Speaking of weather conditions, Chinook winds are occasional warm, dry winds that blow down the eastern sides of interior mountain ranges. There’s a lot to learn about these westerly winds in western North America, including the pronunciation of the word Chinook, which in this context is “chin-NUKE.”

 

Colorado

The pronunciation of the state itself is up for interpretation! While there are up to five different ways to say the name, according to linguist Rich Sandoval, the two most common are: “caw-luh-RAD-oh” and “caw-luh-ROD-oh.” The former is more common amongst natives to the area, while the latter is said amongst newcomers (and is arguably more accurate to its Spanish pronunciation).
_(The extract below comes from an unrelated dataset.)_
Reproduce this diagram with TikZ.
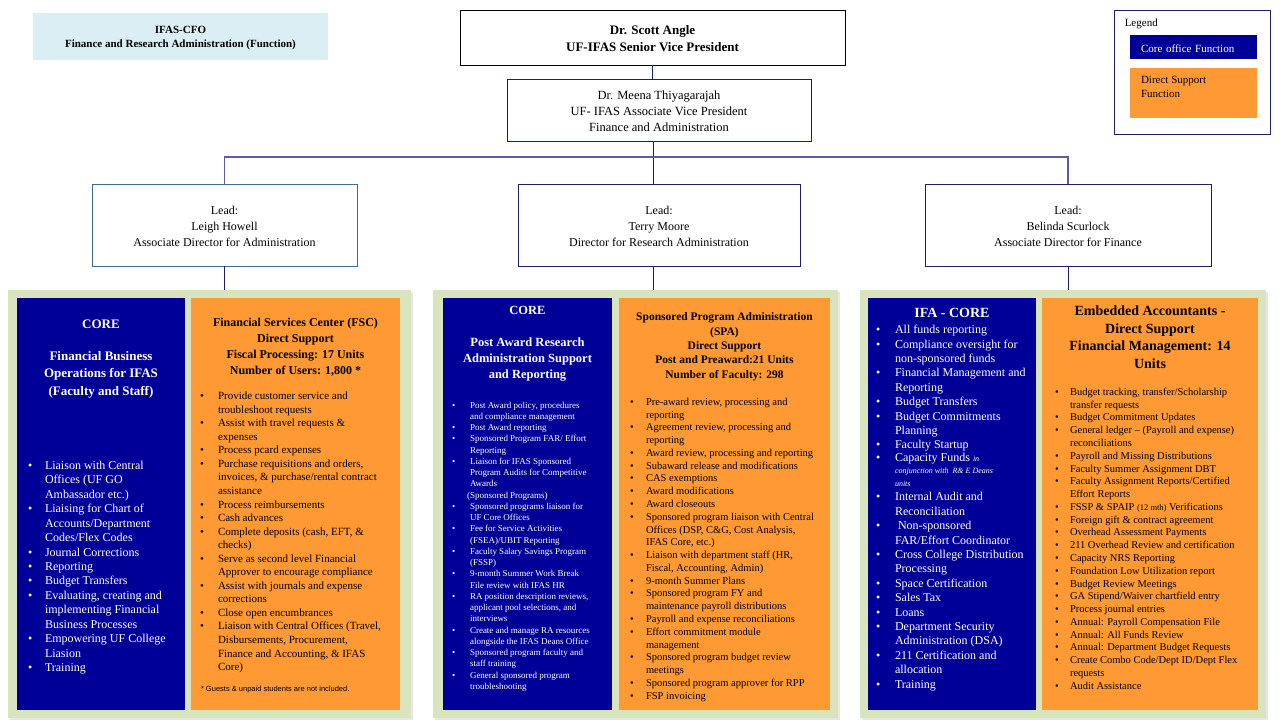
\documentclass[tikz,border=0pt]{standalone}
\usepackage{fontspec}
\setmainfont{Liberation Serif}
\newfontfamily\notefont{Liberation Sans}
\usepackage{enumitem}
\usetikzlibrary{positioning,shadows}

\definecolor{corenavy}{HTML}{000099}
\definecolor{suporange}{HTML}{FF9933}
\definecolor{panelgreen}{HTML}{D7E4BD}
\definecolor{cfoblue}{HTML}{DBEEF4}
\definecolor{linknavy}{HTML}{1F1F6E}
\definecolor{barviolet}{HTML}{5A5AAE}
\definecolor{leadsteel}{HTML}{3B6C9C}

% bullet list with the bullet flush left
\newenvironment{dutylist}[2]{%
  \begin{minipage}[t]{#1}\raggedright
  \begin{itemize}[label=\textbullet, align=left, leftmargin=#2, labelwidth=#2,
    labelindent=0pt, labelsep=0pt, itemsep=0pt, parsep=0pt, topsep=0pt, partopsep=0pt]}%
  {\end{itemize}\end{minipage}}
\newcommand{\fsz}[2]{\fontsize{#1}{#2}\selectfont}
\newcommand{\tpad}[1]{\rule{0pt}{#1em}}

\tikzset{
  headbox/.style={draw, line width=0.9pt, align=center, inner sep=0pt},
  leadbox/.style={draw=linknavy, line width=0.9pt, align=center, inner sep=0pt,
    minimum height=82pt, font=\fsz{12}{16}},
  panel/.style={fill=panelgreen, minimum height=428pt,
    drop shadow={shadow xshift=1.5pt, shadow yshift=-1.5pt, opacity=0.2}},
  corebox/.style={fill=corenavy, minimum height=412pt, text=white},
  supbox/.style={fill=suporange, minimum height=412pt},
  boxtext/.style={inner sep=0pt, align=center},
  link/.style={draw=linknavy, line width=0.9pt},
  barlink/.style={draw=barviolet, line width=1.2pt}
}

\begin{document}
\begin{tikzpicture}[x=1pt,y=-1pt]
  \useasboundingbox (0,0) rectangle (1280,720);

  % top of the chart
  \node[fill=cfoblue, align=center, minimum width=295pt, minimum height=47pt,
    font=\bfseries\fsz{11}{14}] (cfo) at (180.5,36.5)
    {\tpad{1}IFAS-CFO\\Finance and Research Administration (Function)};
  \node[headbox, minimum width=385pt, minimum height=55pt, font=\bfseries\fsz{13}{17}]
    (svp) at (652.5,37.5) {\tpad{0.85}Dr. Scott Angle\\UF-IFAS Senior Vice President};
  \node[headbox, draw=linknavy, minimum width=304pt, minimum height=62pt,
    font=\fsz{12.5}{16}] (avp) at (659,110)
    {\tpad{0.85}Dr. Meena Thiyagarajah\\UF- IFAS Associate Vice President\\Finance and Administration};

  % legend
  \node[draw=linknavy, line width=0.9pt, minimum width=156pt, minimum height=124pt]
    (legend) at (1192,72) {};
  \node[inner sep=0pt, font=\fsz{11}{13}, below right=9.6pt and 11pt of legend.north west]
    (legtitle) {Legend};
  \node[fill=corenavy, text=white, minimum width=127pt, minimum height=24pt,
    text width=105pt, inner xsep=11pt, font=\fsz{11}{13}] (legcore) at (1193.5,47)
    {\tpad{0.95}Core office Function};
  \node[fill=suporange, minimum width=127pt, minimum height=50pt] (legsup) at (1193.5,93) {};
  \node[inner sep=0pt, align=left, font=\fsz{11}{14}, below right=8.6pt and 11pt of legsup.north west]
    (legsuptext) {Direct Support\\Function};

  % leads
  \node[leadbox, draw=leadsteel, minimum width=265pt] (lead1) at (224.5,225)
    {\tpad{1}Lead:\\Leigh Howell\\Associate Director for Administration};
  \node[leadbox, minimum width=282pt] (lead2) at (659,225)
    {\tpad{1}Lead:\\Terry Moore\\Director for Research Administration};
  \node[leadbox, minimum width=286pt] (lead3) at (1068,225)
    {\tpad{1}Lead:\\Belinda Scurlock\\Associate Director for Finance};

  % green panels and their boxes
  \node[panel, minimum width=403pt] (panel1) at (209.5,504) {};
  \node[panel, minimum width=405pt] (panel2) at (635.5,504) {};
  \node[panel, minimum width=406pt] (panel3) at (1063,504) {};
  \node[corebox, minimum width=168pt] (core1) at (101,504) {};
  \node[supbox, minimum width=209pt] (sup1) at (295.5,504) {};
  \node[corebox, minimum width=169pt] (core2) at (527.5,504) {};
  \node[supbox, minimum width=211pt] (sup2) at (724.5,504) {};
  \node[corebox, minimum width=168pt] (core3) at (952,504) {};
  \node[supbox, minimum width=216pt] (sup3) at (1150,504) {};

  % connectors
  \coordinate (bar) at (653,157);
  \draw[link] (svp.south) -- (svp.south |- avp.north);
  \draw[link] (avp.south -| bar) -- (bar |- lead2.north);
  \draw[barlink] (lead1.north) |- (bar) -| (lead3.north);
  \draw[link] (lead2.south -| bar) -- (bar |- panel2.north);
  \foreach \i in {1,3}
    \draw[link] (lead\i.south) -- (lead\i.south |- panel\i.north);

  % administration
  \node[boxtext, text=white, font=\bfseries\fsz{13}{17.5}, below=22pt of core1.north]
    (core1title) {CORE\\[14pt]Financial Business\\Operations for IFAS\\(Faculty and Staff)};
  \node[inner sep=0pt, text=white, font=\fsz{12}{14.45}, below right=163pt and 11pt of core1.north west]
    (core1list) {\begin{dutylist}{154pt}{17pt}
      \item Liaison with Central\newline Offices (UF GO\newline Ambassador etc.)
      \item Liaising for Chart of\newline Accounts/Department\newline Codes/Flex Codes
      \item Journal Corrections
      \item Reporting
      \item Budget Transfers
      \item Evaluating, creating and\newline implementing Financial\newline Business Processes
      \item Empowering UF College\newline Liasion
      \item Training
    \end{dutylist}};
  \node[boxtext, font=\bfseries\fsz{12}{16}, below=20pt of sup1.north] (sup1title)
    {Financial Services Center (FSC)\\Direct Support\\Fiscal Processing: 17 Units\\Number of Users: 1,800 *};
  \node[inner sep=0pt, font=\fsz{11}{13.55}, below right=94pt and 9pt of sup1.north west]
    (sup1list) {\begin{dutylist}{196pt}{18pt}
      \item Provide customer service and\newline troubleshoot requests
      \item Assist with travel requests \&\newline expenses
      \item Process pcard expenses
      \item Purchase requisitions and orders,\newline invoices, \& purchase/rental contract\newline assistance
      \item Process reimbursements
      \item Cash advances
      \item Complete deposits (cash, EFT, \&\newline checks)
      \item Serve as second level Financial\newline Approver to encourage compliance
      \item Assist with journals and expense\newline corrections
      \item Close open encumbrances
      \item Liaison with Central Offices (Travel,\newline Disbursements, Procurement,\newline Finance and Accounting, \& IFAS\newline Core)
    \end{dutylist}};
  \node[inner sep=0pt, font=\notefont\fsz{7.5}{9}, below right=388pt and 10pt of sup1.north west]
    (sup1note) {* Guests \& unpaid students are not included.};

  % research administration
  \node[boxtext, text=white, font=\bfseries\fsz{12.5}{16}, below=8pt of core2.north]
    (core2title) {CORE\\[16pt]Post Award Research\\Administration Support\\and Reporting};
  \node[inner sep=0pt, text=white, font=\fsz{9}{11.24}, below right=104pt and 9pt of core2.north west]
    (core2list) {\begin{dutylist}{157pt}{18pt}
      \item Post Award policy, procedures\newline and compliance management
      \item Post Award reporting
      \item Sponsored Program FAR/ Effort\newline Reporting
      \item Liaison for IFAS Sponsored\newline Program Audits for Competitive\newline Awards\newline\hspace*{-3pt}(Sponsored Programs)
      \item Sponsored programs liaison for\newline UF Core Offices
      \item Fee for Service Activities\newline (FSEA)/UBIT Reporting
      \item Faculty Salary Savings Program\newline (FSSP)
      \item 9-month Summer Work Break\newline File review with IFAS HR
      \item RA position description reviews,\newline applicant pool selections, and\newline interviews
      \item Create and manage RA resources\newline alongside the IFAS Deans Office
      \item Sponsored program faculty and\newline staff training
      \item General sponsored program\newline troubleshooting
    \end{dutylist}};
  \node[boxtext, font=\bfseries\fsz{11.5}{14.3}, below=15pt of sup2.north] (sup2title)
    {Sponsored Program Administration\\(SPA)\\Direct Support\\Post and Preaward:21 Units\\Number of Faculty: 298};
  \node[inner sep=0pt, font=\fsz{10.5}{12.78}, below right=100pt and 11pt of sup2.north west]
    (sup2list) {\begin{dutylist}{197pt}{16pt}
      \item Pre-award review, processing and\newline reporting
      \item Agreement review, processing and\newline reporting
      \item Award review, processing and reporting
      \item Subaward release and modifications
      \item CAS exemptions
      \item Award modifications
      \item Award closeouts
      \item Sponsored program liaison with Central\newline Offices (DSP, C\&G, Cost Analysis,\newline IFAS Core, etc.)
      \item Liaison with department staff (HR,\newline Fiscal, Accounting, Admin)
      \item 9-month Summer Plans
      \item Sponsored program FY and\newline maintenance payroll distributions
      \item Payroll and expense reconciliations
      \item Effort commitment module\newline management
      \item Sponsored program budget review\newline meetings
      \item Sponsored program approver for RPP
      \item FSP invoicing
    \end{dutylist}};

  % finance
  \node[boxtext, text=white, font=\bfseries\fsz{14}{17}, below=10pt of core3.north]
    (core3title) {IFA - CORE};
  \node[inner sep=0pt, text=white, font=\fsz{12}{14.4}, below right=27.3pt and 8pt of core3.north west]
    (core3list) {\begin{dutylist}{158pt}{19pt}
      \item All funds reporting
      \item Compliance oversight for\newline non-sponsored funds
      \item Financial Management and\newline Reporting
      \item Budget Transfers
      \item Budget Commitments\newline Planning
      \item Faculty Startup
      \item \fsz{12}{12.5}Capacity Funds {\fsz{8}{9}\itshape in}\newline
        {\fsz{8}{9}\itshape conjunction with \ R\&\ E Deans}\newline
        {\fsz{8}{9}\itshape units}\par\fsz{12}{14.4}
      \item Internal Audit and\newline Reconciliation
      \item \ Non-sponsored\newline FAR/Effort Coordinator
      \item Cross College Distribution\newline Processing
      \item Space Certification
      \item Sales Tax
      \item Loans
      \item Department Security\newline Administration (DSA)
      \item 211 Certification and\newline allocation
      \item Training
    \end{dutylist}};
  \node[boxtext, font=\bfseries\fsz{14}{17.5}, below=8pt of sup3.north] (sup3title)
    {Embedded Accountants -\\Direct Support\\Financial Management: 14\\Units};
  \node[inner sep=0pt, font=\fsz{10.5}{12.78}, below right=90pt and 13pt of sup3.north west]
    (sup3list) {\begin{dutylist}{200pt}{15pt}
      \item Budget tracking, transfer/Scholarship\newline transfer requests
      \item Budget Commitment Updates
      \item General ledger -- (Payroll and expense)\newline reconciliations
      \item Payroll and Missing Distributions
      \item Faculty Summer Assignment DBT
      \item Faculty Assignment Reports/Certified\newline Effort Reports
      \item FSSP \& SPAIP {\fsz{8.5}{10}(12 mth)} Verifications
      \item Foreign gift \& contract agreement
      \item Overhead Assessment Payments
      \item 211 Overhead Review and certification
      \item Capacity NRS Reporting
      \item Foundation Low Utilization report
      \item Budget Review Meetings
      \item GA Stipend/Waiver chartfield entry
      \item Process journal entries
      \item Annual: Payroll Compensation File
      \item Annual: All Funds Review
      \item Annual: Department Budget Requests
      \item Create Combo Code/Dept ID/Dept Flex\newline requests
      \item Audit Assistance
    \end{dutylist}};

\end{tikzpicture}
\end{document}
The real question is: which do you say?

 

Coors

Coors Brewery Colorado

While you’re more likely to find beer from a microbrewery in Northern Colorado, we can’t forget that the first Coors brewery is just down the road in Golden. And while many mistakenly say “cores,” it is actually pronounced “COO-ers,” with a stretched out “oo” sound.

 

Crested Butte

There’s no ifs, ands or “buttes” about it — the popular skiing destination (including the town and its namesake mountain) of Crested Butte is pronounced “bewt.”

 

De Beque

Don’t let the “que” fool you — this quaint, historic community in western Colorado is pronounced “duh-BECK.”

 

Delhi

Unlike the capital city of India, which sounds like “deli,” the Colorado town of Delhi is pronounced “dell-HI” with a long “i” sound.

 

Del Norte

Del Norte, Colorado
Photo Courtesy of C caudill1, CC BY-SA 4.0, via Wikimedia Commons

Don’t you dare pronounce the “e” at the end of “Norte” when saying this town in south central Colorado! It is simply “del nort.”

 

Limon

While you may be thinking Limón (lee-MON), like the Spanish word for lemon or the province in Costa Rica, the Limon in Colorado is actually pronounced “LIME-on.”

 

Louisville

Not to be confused with the Kentucky city pronounced LOO-ee-vil, our Louisville is a bit more phonetically straightforward: “LEWIS-ville.”

 

Lyons

Just like the culture in Colorado, the pronunciation of this city is a bit more laid-back. Apparently, Lyons should be pronounced “lee-OWN” like the city in France, but instead, we say “lions” like the animal.

 

Olathe

Olathe, Colorado
Photo Courtesy of Jeffrey Beall, CC BY-SA 3.0, via Wikimedia Commons

Most people know the town of Olathe for its production (and celebration!) of sweet corn. But many may not realize Olathe is actually pronounced “oh-LAY-thuh” — not “oh-layth.”

 

Ouray

Included as one of the stops on our Colorado road trip itinerary, the town of Ouray is a tiny Gold Rush town known as the Switzerland of America and the Outdoor Recreation Capital of Colorado. And Coloradans know it is pronounced “YOU-ray” — not “OO-ray.”

 

Saguache

A Native American word meaning “blue earth,” Saguache is a tiny town in southern Colorado. And the pronunciation is a tough one! It’s actually “suh-WATCH.”

 

Salida

Known as the “Heart of the Rockies,” Salida is nestled along the Arkansas River in Central Colorado. While technically it should be pronounced “suh-LEE-duh,” the town is most commonly called “suh-LIE-duh.”

 

Tejon

Tejon Street Colorado Springs, CO
Photo Courtesy of Postoak at English Wikipedia., CC BY 2.0, via Wikimedia Commons

If you’ve driven through Colorado Springs, you’ve likely driven on Tejon Street, the largest and most famous in the city. And it’s pronounced “TAY-hone” with an “h” sound.

 

Towaoc

This small unincorporated town in the southwest corner of the state is pronounced “TOY-yock.”

 

Uncompahgre

Uncompahgre is many things — a river, a peak and a national forest — and difficult to pronounce. But the right way to say it is “un-come-POG-ray.”